— Start of DATA PROVIDED —

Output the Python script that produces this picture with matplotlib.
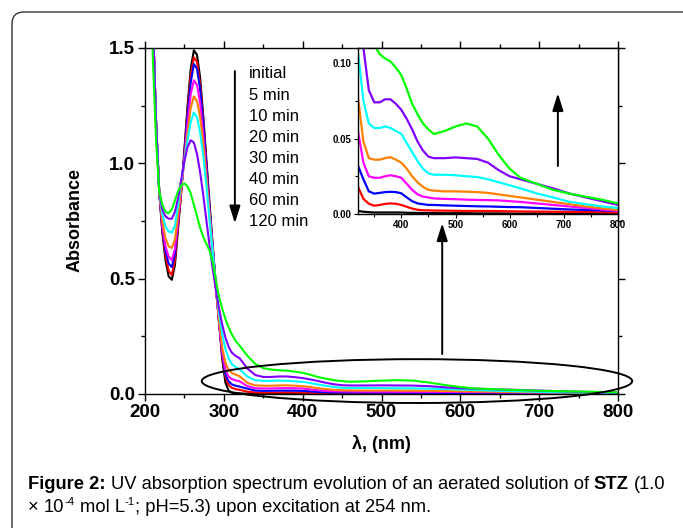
import matplotlib
matplotlib.use('Agg')
import matplotlib.pyplot as plt
from matplotlib.patches import Ellipse, FancyBboxPatch
from matplotlib.transforms import IdentityTransform
from matplotlib.ticker import FormatStrFormatter
from matplotlib import font_manager

# wavelengths (nm) and absorbance of each irradiation time
wl = [200, 205, 210, 214, 218, 222, 226, 230, 234, 238, 242, 246, 250, 254, 258, 262, 266, 270, 274, 278,
      282, 286, 290, 294, 298, 302, 306, 310, 315, 320,
      330, 340, 350, 360, 370, 380, 390, 400, 410, 420, 430, 440, 450, 460,
      480, 500, 520, 540, 560, 580, 600, 620, 650, 680, 710, 740, 770, 800]

a_initial = [3.0, 2.2, 1.62, 1.18, 0.88, 0.70, 0.58, 0.51, 0.495, 0.56, 0.72, 0.88, 1.06, 1.25, 1.41, 1.49, 1.47, 1.37, 1.20, 1.01,
             0.82, 0.64, 0.47, 0.31, 0.15, 0.05, 0.015, 0.006, 0.003, 0.002,
             0.0015, 0.0012, 0.001, 0.001, 0.001, 0.001, 0.001, 0.001, 0.0008, 0.0008, 0.0007, 0.0007, 0.0006, 0.0006,
             0.0005, 0.0005, 0.0005, 0.0004, 0.0004, 0.0004, 0.0003, 0.0003, 0.0003, 0.0002, 0.0002, 0.0002, 0.0001, 0.0001]
a_5 = [3.0, 2.2, 1.62, 1.18, 0.88, 0.71, 0.60, 0.535, 0.516, 0.58, 0.73, 0.88, 1.05, 1.23, 1.38, 1.46, 1.44, 1.34, 1.18, 0.99,
       0.80, 0.63, 0.46, 0.31, 0.16, 0.075, 0.04, 0.027, 0.021, 0.018,
       0.010, 0.0068, 0.0055, 0.006, 0.0067, 0.007, 0.0068, 0.006, 0.0048, 0.0036, 0.0028, 0.0025, 0.0024, 0.0023,
       0.0022, 0.0021, 0.002, 0.002, 0.002, 0.0019, 0.0018, 0.0017, 0.0016, 0.0015, 0.0014, 0.0013, 0.0012, 0.001]
a_10 = [3.0, 2.2, 1.62, 1.18, 0.88, 0.72, 0.62, 0.565, 0.55, 0.61, 0.75, 0.89, 1.04, 1.21, 1.35, 1.43, 1.41, 1.32, 1.17, 0.98,
        0.80, 0.63, 0.46, 0.31, 0.17, 0.085, 0.055, 0.042, 0.036, 0.032,
        0.023, 0.015, 0.0135, 0.014, 0.0145, 0.0147, 0.0145, 0.0137, 0.011, 0.0085, 0.007, 0.0065, 0.006, 0.006,
        0.0057, 0.0055, 0.0053, 0.0051, 0.005, 0.0048, 0.0046, 0.0045, 0.004, 0.0035, 0.003, 0.0027, 0.0024, 0.002]
a_20 = [3.0, 2.2, 1.62, 1.18, 0.88, 0.73, 0.64, 0.595, 0.58, 0.63, 0.76, 0.89, 1.02, 1.17, 1.30, 1.36, 1.34, 1.26, 1.12, 0.95,
        0.78, 0.62, 0.46, 0.31, 0.18, 0.105, 0.075, 0.065, 0.059, 0.055,
        0.034, 0.025, 0.024, 0.024, 0.025, 0.0257, 0.025, 0.024, 0.020, 0.016, 0.013, 0.0115, 0.011, 0.0103,
        0.010, 0.0098, 0.0095, 0.0093, 0.0092, 0.009, 0.0085, 0.008, 0.007, 0.006, 0.005, 0.004, 0.003, 0.002]
a_30 = [3.0, 2.2, 1.62, 1.18, 0.88, 0.75, 0.675, 0.64, 0.633, 0.67, 0.78, 0.90, 1.01, 1.13, 1.24, 1.29, 1.27, 1.20, 1.08, 0.93,
        0.77, 0.61, 0.46, 0.32, 0.20, 0.135, 0.105, 0.092, 0.084, 0.077,
        0.048, 0.037, 0.036, 0.036, 0.037, 0.0377, 0.036, 0.034, 0.030, 0.025, 0.021, 0.018, 0.016, 0.0155,
        0.015, 0.015, 0.0148, 0.0145, 0.014, 0.013, 0.012, 0.011, 0.0095, 0.008, 0.0065, 0.005, 0.0038, 0.0026]
a_40 = [3.0, 2.2, 1.62, 1.18, 0.88, 0.78, 0.725, 0.705, 0.70, 0.73, 0.82, 0.92, 1.01, 1.10, 1.18, 1.22, 1.20, 1.13, 1.03, 0.90,
        0.75, 0.61, 0.47, 0.35, 0.26, 0.195, 0.155, 0.13, 0.117, 0.107,
        0.075, 0.060, 0.057, 0.057, 0.058, 0.057, 0.055, 0.053, 0.047, 0.041, 0.035, 0.030, 0.027, 0.026,
        0.026, 0.0257, 0.025, 0.0245, 0.023, 0.021, 0.019, 0.017, 0.0136, 0.011, 0.0081, 0.0065, 0.005, 0.004]
a_60 = [3.0, 2.2, 1.62, 1.18, 0.88, 0.80, 0.77, 0.76, 0.76, 0.79, 0.85, 0.93, 1.01, 1.07, 1.10, 1.09, 1.04, 0.96, 0.86, 0.75,
        0.64, 0.54, 0.45, 0.37, 0.30, 0.245, 0.205, 0.18, 0.165, 0.155,
        0.11, 0.082, 0.074, 0.074, 0.076, 0.076, 0.073, 0.069, 0.063, 0.056, 0.048, 0.042, 0.038, 0.037,
        0.037, 0.0375, 0.037, 0.0365, 0.034, 0.029, 0.025, 0.023, 0.020, 0.017, 0.0136, 0.011, 0.0085, 0.006]
a_120 = [3.0, 2.1, 1.45, 1.10, 0.88, 0.82, 0.79, 0.784, 0.80, 0.84, 0.88, 0.905, 0.913, 0.90, 0.87, 0.82, 0.77, 0.72, 0.68, 0.65,
         0.62, 0.57, 0.49, 0.42, 0.37, 0.325, 0.29, 0.26, 0.23, 0.21,
         0.165, 0.13, 0.112, 0.106, 0.103, 0.101, 0.097, 0.092, 0.083, 0.073, 0.066, 0.060, 0.056, 0.053,
         0.055, 0.058, 0.060, 0.058, 0.050, 0.039, 0.030, 0.024, 0.020, 0.016, 0.0135, 0.0115, 0.0095, 0.007]

series = [a_initial, a_5, a_10, a_20, a_30, a_40, a_60, a_120]
labels = ['initial', '5 min', '10 min', '20 min', '30 min', '40 min', '60 min', '120 min']
colors = ['#000000', '#ff0000', '#0000ff', '#ff00ff', '#ff8000', '#00ffff', '#8000ff', '#00ff00']

W, H = 683, 528


def fx(px):
    return px / W


def fy(py):
    return 1 - py / H


plt.rcParams['font.family'] = ['Liberation Sans', 'DejaVu Sans']

fig = plt.figure(figsize=(W / 100, H / 100), dpi=100)

# rounded frame round the whole figure
frame = FancyBboxPatch((12, -40), 720, H - 12 + 40, boxstyle='round,pad=0,rounding_size=12',
                       transform=IdentityTransform(), fill=False, lw=1.0, ec='#333333')
fig.add_artist(frame)

# main plot
ax = fig.add_axes([fx(145), fy(394), (618 - 145) / W, (394 - 48) / H])
for y, c in zip(series, colors):
    ax.plot(wl, y, color=c, lw=1.5)
ax.set_xlim(200, 800)
ax.set_ylim(0, 1.5)
ax.set_xticks(range(200, 801, 100))
ax.set_xticks(range(250, 800, 100), minor=True)
ax.set_yticks([0, 0.5, 1.0, 1.5])
ax.set_yticks([0.25, 0.75, 1.25], minor=True)
ax.yaxis.set_major_formatter(FormatStrFormatter('%.1f'))
ax.tick_params(which='both', direction='out', top=True, right=True, width=1)
ax.tick_params(which='major', length=5, labelsize=13.5, pad=2)
ax.tick_params(which='minor', length=3)
for lab in ax.get_xticklabels() + ax.get_yticklabels():
    lab.set_fontweight('bold')
for s in ax.spines.values():
    s.set_linewidth(1.0)

fig.text(fx(75), fy(220), 'Absorbance', rotation=90, ha='center', va='center', fontsize=13, fontweight='bold')
fig.text(fx(381), fy(444), 'λ, (nm)', ha='center', va='center', fontsize=13, fontweight='bold')

# ellipse round the visible region
ell = Ellipse((545, 0.056), 546, 0.19, fill=False, lw=1.4, ec='black', clip_on=False, zorder=5)
ax.add_patch(ell)

arrow = dict(arrowstyle='-|>,head_length=0.7,head_width=0.22', color='black', lw=1.4,
             shrinkA=0, shrinkB=0, mutation_scale=15)
ax.annotate('', xy=(314, 0.74), xytext=(314, 1.40), arrowprops=arrow, annotation_clip=False)
ax.annotate('', xy=(577, 0.74), xytext=(577, 0.173), arrowprops=arrow, annotation_clip=False)

for i, lab in enumerate(labels):
    fig.text(fx(249), fy(74 + i * 21.1), lab, ha='left', va='center', fontsize=12)

# inset
ins = fig.add_axes([fx(358), fy(214), (618 - 358) / W, (214 - 48) / H])
for y, c in zip(series, colors):
    ins.plot(wl, y, color=c, lw=1.6)
ins.set_xlim(320, 800)
ins.set_ylim(0, 0.11)
ins.set_xticks(range(400, 801, 100))
ins.set_xticks(range(350, 800, 100), minor=True)
ins.set_yticks([0, 0.05, 0.10])
ins.set_yticks([0.025, 0.075], minor=True)
ins.yaxis.set_major_formatter(FormatStrFormatter('%.2f'))
ins.tick_params(which='both', direction='out', width=0.8, labelsize=7, pad=1.5)
ins.tick_params(which='major', length=3)
ins.tick_params(which='minor', length=2)
for lab in ins.get_xticklabels() + ins.get_yticklabels():
    lab.set_fontweight('bold')
for s in ins.spines.values():
    s.set_linewidth(1.0)
ins.annotate('', xy=(689, 0.080), xytext=(689, 0.0318), arrowprops=arrow, annotation_clip=False)

# caption, built piece by piece so bold and superscript parts sit inline
cap_family = 'Liberation Sans'
try:
    font_manager.findfont('Liberation Sans Narrow', fallback_to_default=False)
    cap_family = 'Liberation Sans Narrow'
except Exception:
    pass

renderer = fig.canvas.get_renderer()


def text_width(s, size, bold=False):
    t = fig.text(0, 0, s, fontsize=size, fontweight='bold' if bold else 'normal',
                 family=[cap_family, 'DejaVu Sans'])
    w = t.get_window_extent(renderer).width
    t.remove()
    return w


line1 = [('Figure 2:', True, False), (' ', False, False),
         ('UV absorption spectrum evolution of an aerated solution of', False, False), (' ', False, False),
         ('STZ', True, False), (' ', False, False), ('(1.0', False, False)]
line2 = [('×', False, False), (' ', False, False), ('10', False, False), ('-4', False, True), (' ', False, False),
         ('mol L', False, False), ('-1', False, True), ('; pH=5.3) upon excitation at 254 nm.', False, False)]


def piece_width(p, size):
    s, b, sup = p
    fs = size * 0.62 if sup else size
    if s == ' ':
        return text_width('n n', fs, b) - text_width('nn', fs, b)
    return text_width(s, fs, b)


base = 10.0
w1 = sum(piece_width(p, base) for p in line1)
cap_size = base * (640 / w1)


def put_line(pieces, x0, yb, size):
    x = x0
    for p in pieces:
        s, b, sup = p
        fs = size * 0.62 if sup else size
        dy = size * 0.55 if sup else 0
        if s != ' ':
            fig.text(fx(x), fy(yb - dy), s, fontsize=fs, fontweight='bold' if b else 'normal',
                     family=[cap_family, 'DejaVu Sans'], ha='left', va='baseline')
        x += piece_width(p, size)


put_line(line1, 28, 489, cap_size)
put_line(line2, 28, 512, cap_size)

fig.savefig('out.png', dpi=100)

— End of DATA PROVIDED —

> AIM
Write out nothing but the lines from the start of the data through the line with "740, 770, 800]". Leave out the pictures.

> EXERCISE SOLUTION
Output the Python script that produces this picture with matplotlib.
import matplotlib
matplotlib.use('Agg')
import matplotlib.pyplot as plt
from matplotlib.patches import Ellipse, FancyBboxPatch
from matplotlib.transforms import IdentityTransform
from matplotlib.ticker import FormatStrFormatter
from matplotlib import font_manager

# wavelengths (nm) and absorbance of each irradiation time
wl = [200, 205, 210, 214, 218, 222, 226, 230, 234, 238, 242, 246, 250, 254, 258, 262, 266, 270, 274, 278,
      282, 286, 290, 294, 298, 302, 306, 310, 315, 320,
      330, 340, 350, 360, 370, 380, 390, 400, 410, 420, 430, 440, 450, 460,
      480, 500, 520, 540, 560, 580, 600, 620, 650, 680, 710, 740, 770, 800]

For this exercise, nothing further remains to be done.